The total number of medals won by UNLV athletes is five, including three gold (all in women's softball) and two bronze (both in men's basketball).

| Last | First | Year | Sport | Event | Medal | Country |
|---|---|---|---|---|---|---|
| Andersson | Jonas | 2008 | Swimming | 100m Breaststroke |  | Sweden |
| Andersson | Jonas | 2008 | Swimming | 4 × 100 m Relay (Medley) |  | Sweden |
| Augmon | Stacey | 1988 | Basketball |  | Bronze | United States |
| Bartoch | Joe | 2008 | Swimming | 100m Butterfly |  | Canada |
| Diaconescu | Ioana | 2000 | Swimming | 4 × 100 m Relay (Freestyle) |  | Romania |
| Diaconescu | Ioana | 2000 | Swimming | 4 × 200 m Relay (Freestyle) |  | Romania |
| Diaconescu | Ioana | 2000 | Swimming | 4 × 100 m Relay (Medley) |  | Romania |
| Dickel | Mark | 2000 | Basketball |  |  | New Zealand |
| Dickel | Mark | 2004 | Basketball |  |  | New Zealand |
| Harrigan | Lori | 1996 | Softball |  | Gold | United States |
| Harrigan | Lori | 2000 | Softball |  | Gold | United States |
| Harrigan | Lori | 2004 | Softball |  | Gold | United States |
| Hortness | Richard | 2008 | Swimming | 50m Freestyle |  | Canada |
| Hutchinson | Ayanna | 2000 | Track and Field | 100m |  | Trinidad and Tobago |
| Hutchinson | Ayanna | 2004 | Track and Field | 100m |  | Trinidad and Tobago |
| Hutchinson | Ayanna | 2004 | Track and Field | 4 × 100 m relay |  | Trinidad and Tobago |
| Livingston | Andrew | 2000 | Swimming | 100m Butterfly |  | Puerto Rico |
| Livingston | Andrew | 2000 | Swimming | 200m Butterfly |  | Puerto Rico |
| Livingston | Andrew | 2004 | Swimming | 200m Butterfly |  | Puerto Rico |
| Marion | Shawn | 2004 | Basketball |  | Bronze | United States |
| Mintenko | Mike | 2000 | Swimming | 100m Butterfly |  | Canada |
| Mintenko | Mike | 2000 | Swimming | 4 × 200 m Relay (Freestyle) |  | Canada |
| Mintenko | Mike | 2000 | Swimming | 4 × 100 m Relay (Medley) |  | Canada |
| Mintenko | Mike | 2004 | Swimming |  |  | Canada |
| Perri | Tista | 2000 | Baseball |  |  | Italy |
| Simon | Jacint | 2000 | Swimming | 4 × 200 m Relay (Freestyle) |  | Hungary |
| Tyson | Alicia | 2000 | Track and Field |  |  | Trinidad and Tobago |

== Club sports ==
===Hockey===
The UNLV Skatin' Rebels hockey team plays at City National Arena, an off-campus, 600-seat arena owned by the Vegas Golden Knights of the National Hockey League and the Howard Hughes Corporation. Prior to City National Arena's opening, the team played at Las Vegas Ice Center and Pepsi Ice Arena, splitting time between the two rinks. The move to City National Arena allowed the Rebels to move the program up to American Collegiate Hockey Association Division I. The team began play in 2005.

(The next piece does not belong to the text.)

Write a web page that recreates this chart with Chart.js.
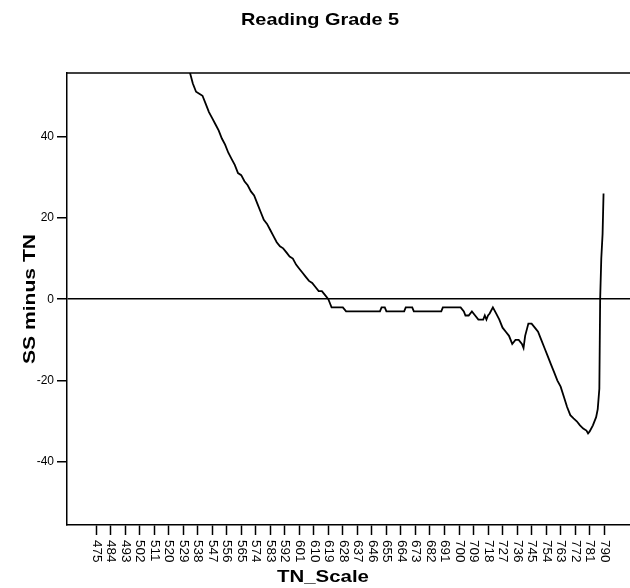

The Rebels are one-time ACHA Men’s Division I National Champions, beating Adrian College in the 2024–25 final at the Centene Community Ice Center in St. Louis. The team reached the national final for the first time the previous year during the 2023–24 season, but lost to Adrian.

On December 28, 2024, the Rebels defeated the University of Denver, the defending NCAA Division I men's ice hockey tournament champions, in an exhibition game, 7–6, via shootout.